Im Hintergrund erhebt sich, direkt hinter einem schroffen Hügel, der kahle, majestätische Montalbo. In strenger, stimmungsvoller Umgebung liegt ein Ort, der Inbegriff von Spiritualität ist und zu dem Gläubige aus ganz Sardinien pilgern, um ein doppeltes Fest mit legendären Wurzeln zu feiern. Die Rede ist von der Kirche San Francesco, die nur knapp drei Kilometer von Lula entfernt liegt: Hier findet zweimal im Jahr, am 1. Mai und am 4. Oktober, eine der charakteristischsten und zu tiefst empfundenen Andachtshandlungen der Insel statt, die Grazia Deledda in ihrem Roman „Elias Portolu“ beschrieben hat.
Der Ursprung des Festes geht auf ein wahres Ereignis zurück, nach der ein Bandit aus dem Dorf Lula zu Unrecht des Mordes beschuldigt wurde. Um einer Verurteilung zu entgehen, tauchte er unter und versteckte sich in einer Höhle im umliegenden Hügelland. Nachdem schließlich seine Unschuld bewiesen werden konnte, baute der Bandit zum Dank eine Kirche. Das heutige Gebäude ist jedoch ein Nachbau aus dem Jahre 1795 eines früheren Bauwerks, das wahrscheinlich aus dem 16. Jahrhundert stammte. Im Inneren des Kirchenraums befindet sich eine hölzerne Statue des Heiligen Franziskus von neapolitanischer Schule aus dem 17. Jahrhundert.
Seit seiner Errichtung ist das Heiligtum ein Ort der Verehrung und ein Ziel für Pilger, nicht nur für die Einwohner von Lula. Um daher Pilger und Teilnehmer an den Novenen aus ganz Nuoro und dem Rest der Insel zu beherbergen, wurden zumeist in der Neuzeit die Cumbessias errichtet, typische Steinhäuser, die um das Heiligtum gebaut wurden, um den Gläubigen Unterkunft und Verpflegung zu bieten.
Die geheimnisvolle Atmosphäre, die mit dem legendären Banditen verbunden ist, der gezwungen war, bei Dunkelheit den Ort zu verlassen, wird in der sich zweimal im Jahr wiederholenden Prozession aufgegriffen.

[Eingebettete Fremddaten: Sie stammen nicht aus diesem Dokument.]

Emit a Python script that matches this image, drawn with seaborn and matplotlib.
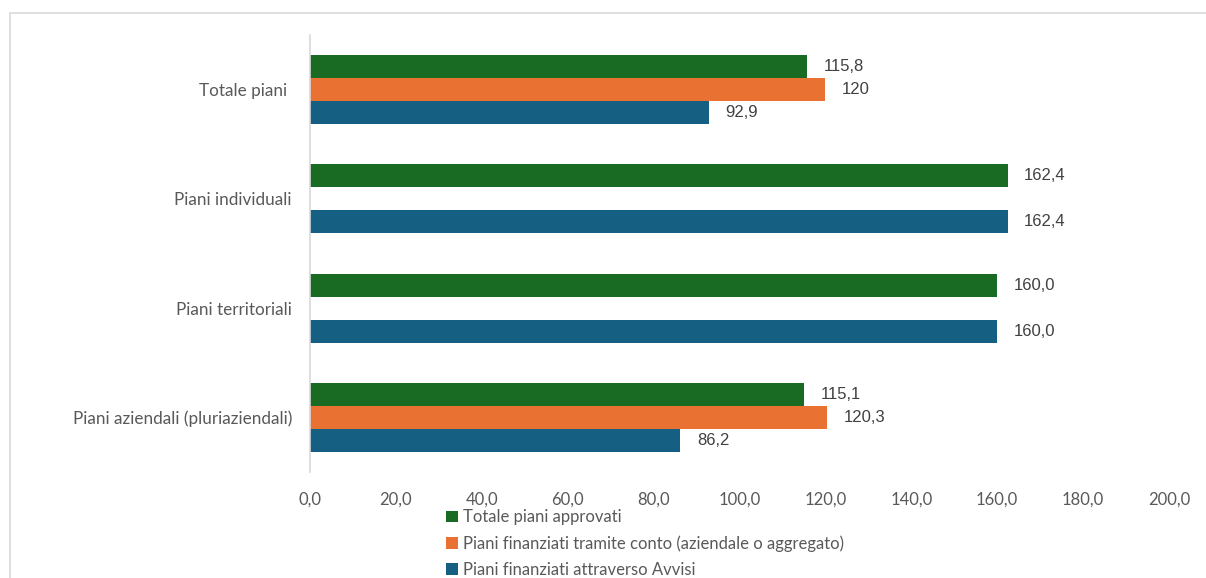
import pandas as pd
import matplotlib
matplotlib.use("Agg")
import matplotlib.pyplot as plt
import seaborn as sns
from matplotlib.patches import Rectangle

# data
categories = ["Totale piani ", "Piani individuali", "Piani territoriali",
              "Piani aziendali (pluriaziendali)"]
series = ["Totale piani approvati",
          "Piani finanziati tramite conto (aziendale o aggregato)",
          "Piani finanziati attraverso Avvisi"]
totale_approvati = [115.8, 162.4, 160.0, 115.1]
tramite_conto = [120.0, None, None, 120.3]
attraverso_avvisi = [92.9, 162.4, 160.0, 86.2]
value_labels = [["115,8", "162,4", "160,0", "115,1"],
                ["120", "", "", "120,3"],
                ["92,9", "162,4", "160,0", "86,2"]]
xticks = [0, 20, 40, 60, 80, 100, 120, 140, 160, 180, 200]

colors = ["#196B24", "#E97132", "#156082"]

rows = []
for s, vals in zip(series, [totale_approvati, tramite_conto, attraverso_avvisi]):
    for c, v in zip(categories, vals):
        rows.append({"cat": c, "serie": s, "val": v})
df = pd.DataFrame(rows)

sns.set_style("white")
plt.rcParams["font.family"] = ["Lato", "DejaVu Sans"]

fig = plt.figure(figsize=(12.06, 5.78), dpi=100)
ax = fig.add_axes([310 / 1206, 1 - 472 / 578, 859 / 1206, 437 / 578])

sns.barplot(data=df, y="cat", x="val", hue="serie", order=categories,
            hue_order=series, palette=colors, orient="h", width=0.63,
            saturation=1, errorbar=None, linewidth=0, ax=ax)

# value labels next to bars (bars with no value are dropped, so match by position)
for cont, labs in zip(ax.containers, value_labels):
    for bar in cont:
        w = bar.get_width()
        yc = bar.get_y() + bar.get_height() / 2
        lab = labs[int(round(yc))]
        if lab == "" or pd.isna(w):
            continue
        ax.annotate(lab, (w, yc), xytext=(12, 0), textcoords="offset points",
                    ha="left", va="center", fontsize=12, color="#404040",
                    family=["Liberation Sans", "DejaVu Sans"], stretch="normal")

ax.set_xlim(0, 200)
ax.set_ylim(3.5, -0.5)
ax.set_xticks(xticks)
ax.set_xticklabels([f"{t:.1f}".replace(".", ",") for t in xticks])
ax.set_xlabel("")
ax.set_ylabel("")
ax.tick_params(axis="x", length=0, pad=14, labelsize=12, colors="#595959")
ax.tick_params(axis="y", length=0, pad=13, labelsize=12.3, colors="#595959")
for side in ["top", "right", "bottom"]:
    ax.spines[side].set_visible(False)
ax.spines["left"].set_color("#D9D9D9")
ax.spines["left"].set_linewidth(1.2)

handles, labels = ax.get_legend_handles_labels()
ax.legend_.remove()
leg = fig.legend(handles, labels, loc="upper left",
                 bbox_to_anchor=(438 / 1206, 1 - 501 / 578), frameon=False,
                 fontsize=12, handlelength=0.7, handleheight=0.7,
                 handletextpad=0.3, labelspacing=0.6, borderpad=0)
for t in leg.get_texts():
    t.set_color("#595959")

# outer chart frame
fig.patches.append(Rectangle((10 / 1206, -0.05), 1.2, 1 - 13 / 578 + 0.05,
                             transform=fig.transFigure, fill=False,
                             edgecolor="#D9D9D9", linewidth=1.2))

fig.savefig("out.png", dpi=100)
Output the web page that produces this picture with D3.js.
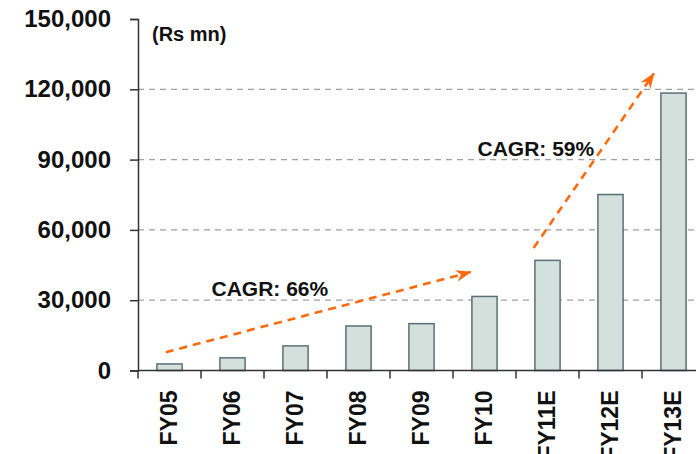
<!DOCTYPE html>
<html>
<head>
<meta charset="utf-8">
<script src="https://cdn.jsdelivr.net/npm/d3@7"></script>
<style>
  html, body { margin: 0; padding: 0; background: #fff; }
  svg { display: block; font-family: "Liberation Sans", Arial, sans-serif; }
</style>
</head>
<body>
<svg id="chart" width="696" height="454"></svg>
<script>
// ---- data ----
const categories = ["FY05", "FY06", "FY07", "FY08", "FY09", "FY10", "FY11E", "FY12E", "FY13E"];
const values = [2800, 5400, 10500, 19000, 20000, 31600, 47000, 75100, 118400];
const yTicks = [0, 30000, 60000, 90000, 120000, 150000];
const unitLabel = "(Rs mn)";
const cagrLabels = ["CAGR: 66%", "CAGR: 59%"];
const cagrLabelAt = [["FY06", 31800], ["FY10", 91500]];
const arrowFrom = [["FY05", 7800], ["FY11E", 52300]];
const arrowTo = [["FY10", 42000], ["FY13E", 126800]];

// ---- layout ----
const W = 696, H = 454;
const mLeft = 138, mTop = 19, mBottom = 370.5;
const step = 63.0;
const mRight = mLeft + step * categories.length;

const svg = d3.select("#chart");

const x = d3.scaleBand().domain(categories).range([mLeft, mRight])
  .paddingInner(0.6).paddingOuter(0.3);
const xc = c => x(c) + x.bandwidth() / 2;
const y = d3.scaleLinear().domain([0, 150000]).range([mBottom, mTop]);

// gridlines
svg.append("g").selectAll("line")
  .data(yTicks.filter(t => t > 0 && t < 150000))
  .join("line")
  .attr("x1", mLeft).attr("x2", W)
  .attr("y1", d => y(d)).attr("y2", d => y(d))
  .attr("stroke", "#a0a0a0").attr("stroke-width", 1.2)
  .attr("stroke-dasharray", "6,5");

// bars
svg.append("g").selectAll("rect")
  .data(categories)
  .join("rect")
  .attr("x", d => x(d))
  .attr("width", x.bandwidth())
  .attr("y", (d, i) => y(values[i]))
  .attr("height", (d, i) => y(0) - y(values[i]))
  .attr("fill", "#d3e0db")
  .attr("stroke", "#5b6f79")
  .attr("stroke-width", 1.5);

// y axis
const yAxis = d3.axisLeft(y).tickValues(yTicks)
  .tickFormat(d3.format(",")).tickSize(8).tickPadding(19);
const gy = svg.append("g").attr("transform", `translate(${mLeft},0)`).call(yAxis);
gy.select(".domain").attr("stroke", "#333").attr("stroke-width", 1.5);
gy.selectAll(".tick line").attr("stroke", "#333").attr("stroke-width", 1.5);
gy.selectAll(".tick text")
  .attr("font-size", 24).attr("font-weight", "bold")
  .attr("font-family", "Liberation Sans, Arial, sans-serif")
  .attr("fill", "#111");

// x axis line and boundary ticks
svg.append("line")
  .attr("x1", mLeft).attr("x2", W)
  .attr("y1", mBottom).attr("y2", mBottom)
  .attr("stroke", "#333").attr("stroke-width", 1.5);
const boundaries = d3.range(categories.length + 1).map(i => mLeft + i * x.step());
svg.append("g").selectAll("line")
  .data(boundaries).join("line")
  .attr("x1", d => d).attr("x2", d => d)
  .attr("y1", mBottom).attr("y2", mBottom + 8)
  .attr("stroke", "#333").attr("stroke-width", 1.5);

// x labels (rotated)
svg.append("g").selectAll("text")
  .data(categories).join("text")
  .attr("transform", d => `translate(${xc(d) + 7},${mBottom + 20}) rotate(-90)`)
  .attr("text-anchor", "end")
  .attr("font-size", 23).attr("font-weight", "bold")
  .attr("fill", "#111")
  .text(d => d);

// unit label
svg.append("text")
  .attr("x", mLeft + 14).attr("y", mTop + 22)
  .attr("font-size", 20).attr("font-weight", "bold")
  .attr("fill", "#111")
  .text(unitLabel);

// arrows
const defs = svg.append("defs");
defs.append("marker")
  .attr("id", "ah")
  .attr("viewBox", "0 0 16 12")
  .attr("refX", 15).attr("refY", 6)
  .attr("markerWidth", 16).attr("markerHeight", 12)
  .attr("markerUnits", "userSpaceOnUse")
  .attr("orient", "auto")
  .append("path")
  .attr("d", "M0,0 L16,6 L0,12 L5,6 Z")
  .attr("fill", "#ff6a0d");

const fromOffsets = [-0.06, -0.22];
const toOffsets = [-0.22, -0.31];
svg.append("g").selectAll("line")
  .data(arrowFrom).join("line")
  .attr("x1", (d, i) => xc(d[0]) + fromOffsets[i] * x.step())
  .attr("y1", d => y(d[1]))
  .attr("x2", (d, i) => xc(arrowTo[i][0]) + toOffsets[i] * x.step())
  .attr("y2", (d, i) => y(arrowTo[i][1]))
  .attr("stroke", "#ff6a0d")
  .attr("stroke-width", 2.6)
  .attr("stroke-dasharray", "8,6")
  .attr("marker-end", "url(#ah)");

// CAGR labels
const labelOffsets = [-21, -7];
svg.append("g").selectAll("text")
  .data(cagrLabels).join("text")
  .attr("x", (d, i) => xc(cagrLabelAt[i][0]) + labelOffsets[i])
  .attr("y", (d, i) => y(cagrLabelAt[i][1]))
  .attr("font-size", 21).attr("font-weight", "bold")
  .attr("fill", "#111")
  .text(d => d);
</script>
</body>
</html>
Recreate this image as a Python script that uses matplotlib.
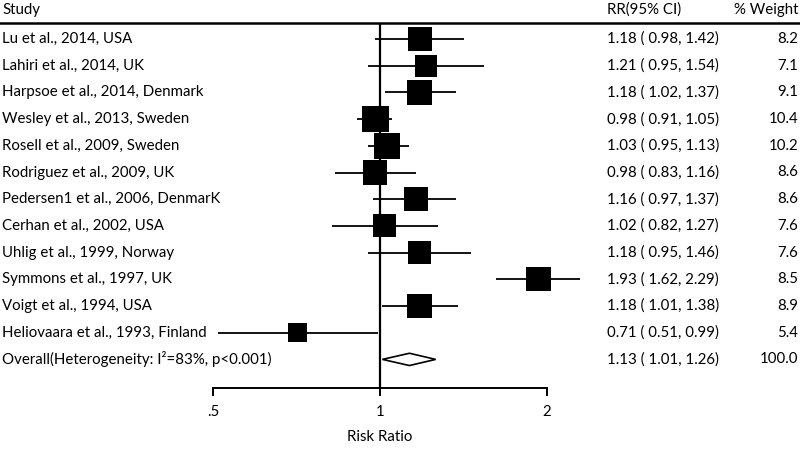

Der Fußmarsch geht mitten in der Nacht von der Kirche Della Solitudine von Nuoro los, und führt über dreißig Kilometer bis zum Heiligtum, das am nächsten Morgen erreicht wird. Die Wallfahrt am 1. Mai fällt mit dem Beginn der Novene zusammen, die am 10. Mai endet. Im Mittelpunkt beider Feste, im Mai und Anfang Oktober, stehen die kulinarischen Traditionen von Lula: Hier kann man typische Gerichte kosten, die den Gläubigen angeboten werden. Angefangen mit su Filindeu, einer ganz besonderen von Hand hergestellten Pasta, die in Schafsbrühe gekocht und mit Käse verfeinert wird. Sowie su Zurrette in allen Barbagie, eine würzige Blutwurst vom Schaf oder Lamm. Unter den uralten, dem Heiligen gewidmeten Riten, ist sa Bertula (die Satteltasche) hervorzuheben, ein Gelübde, bei dem um einen Tausch gebeten wird. In eine Tasche der Satteltasche wird ein krankes Kind gelegt und in die andere Opfergaben, die durch Betteln von Haus zu Haus gesammelt wurden. Und weiters sa Pesada: Auf einer Waage wird das Gewicht des kranken Kindes mit Lamm- oder Kalbfleisch aufgewogen.
Nach dem Fest ist es an der Zeit, das Heiligtum zu verlassen: Das Simulakrum des Heiligen Franziskus kehrt, begleitet von den Gläubigen zu Fuß oder zu Pferd, nach Nuoro zurück. In s’Arbore, in den Landen von Marreri, findet das Treffen mit den Pilgern aus der Hauptstadt statt, das als Gelegenheit für Erfrischungen im Freien genutzt wird. Am Abend folgt die Übergabe des Simulakrums für die letzte Etappe in die Hauptstadt, wo die Prozession dreimal die Rosenkranzkirche umrundet und dann am Haus des neuen Priors Halt macht, der die Fahne bis zum nächsten Mai aufbewahrt.